Lettre du Prélat (mai 2012)

"Le mois de mai nous parle, surtout, de la continuelle présence de la Très Sainte Vierge Marie sur le chemin de l'Eglise et de chaque chrétien", dit Mgr Echevarria dans sa lettre de ce mois-ci.

Mes très chers enfants, que Jésus vous garde !

Le mois de mai nous apporte toujours une joie particulière. À la jubilation pascale s’ajoute le début d’une période qui est, dans de nombreux pays, tout spécialement consacrée à la Sainte Vierge. Et comment de bons enfants ne se réjouiraient-ils pas de pouvoir éprouver plus intensément la proximité de leur mère ? Rien n’est plus naturel. Selon les mots d’un auteur ecclésiastique de l’antiquité, Notre-Dame, en visitant sainte Élizabeth, « fit par sa parole jaillir comme d’une source, pour sa cousine, un fleuve de dons divins. En effet, là où arrive la pleine de grâce , tout est rempli de joie. » [1]

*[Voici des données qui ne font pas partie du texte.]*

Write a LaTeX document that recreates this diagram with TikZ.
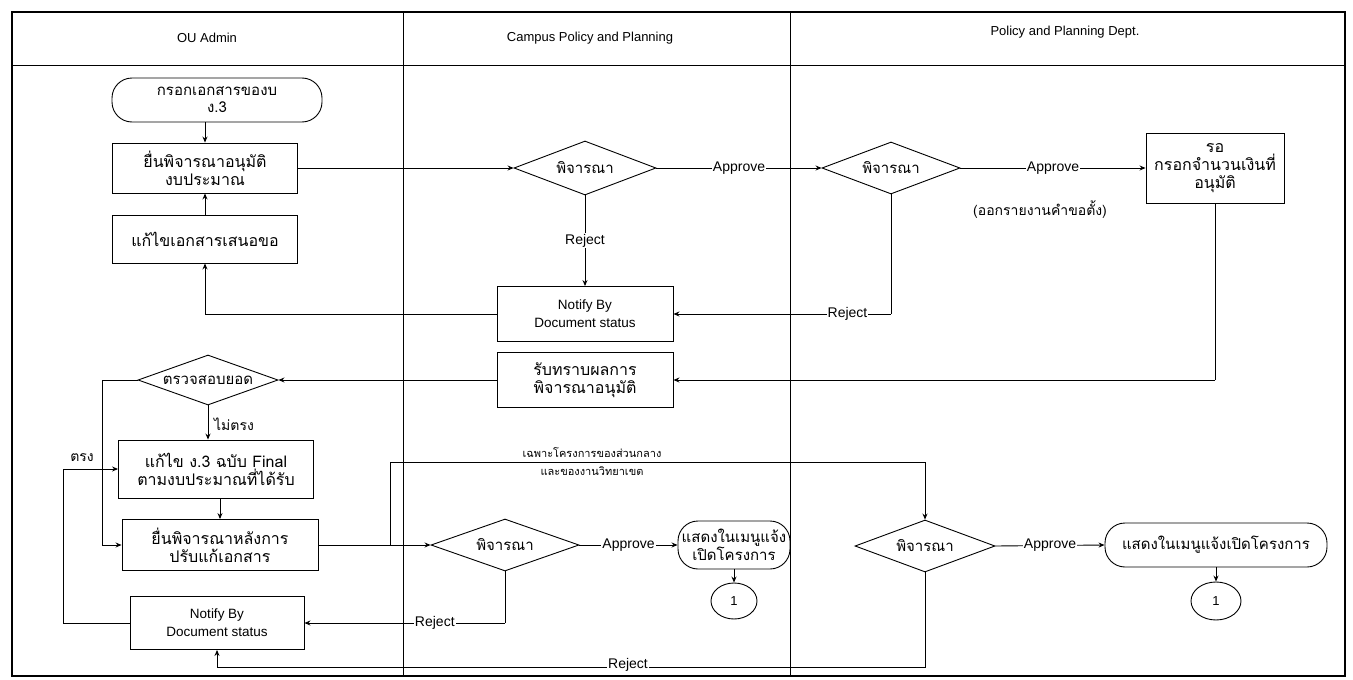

Je voudrais aujourd’hui considérer avec vous quelques uns des motifs de réjouissance et de gratitude que nous apporte ce mois de mai. Dès le premier jour, la fête de saint Joseph artisan représente un moment d’authentique gaudium pour les femmes et les hommes qui, comme nous, recherchent la sanctification personnelle et exercent l’apostolat dans leur travail et à travers leurs occupations quotidiennes. Je me rappelle la joie de notre Père lorsqu’on commença à célébrer cette mémoire liturgique. Cette fête — écrivit-il dans une de ses homélies — , qui est comme une canonisation de la valeur divine du travail, montre comment l’Église, dans sa vie collective et publique, se fait l’écho des vérités fondamentales de l’Évangile, que Dieu veut nous voir méditer tout spécialement aujourd’hui. [2]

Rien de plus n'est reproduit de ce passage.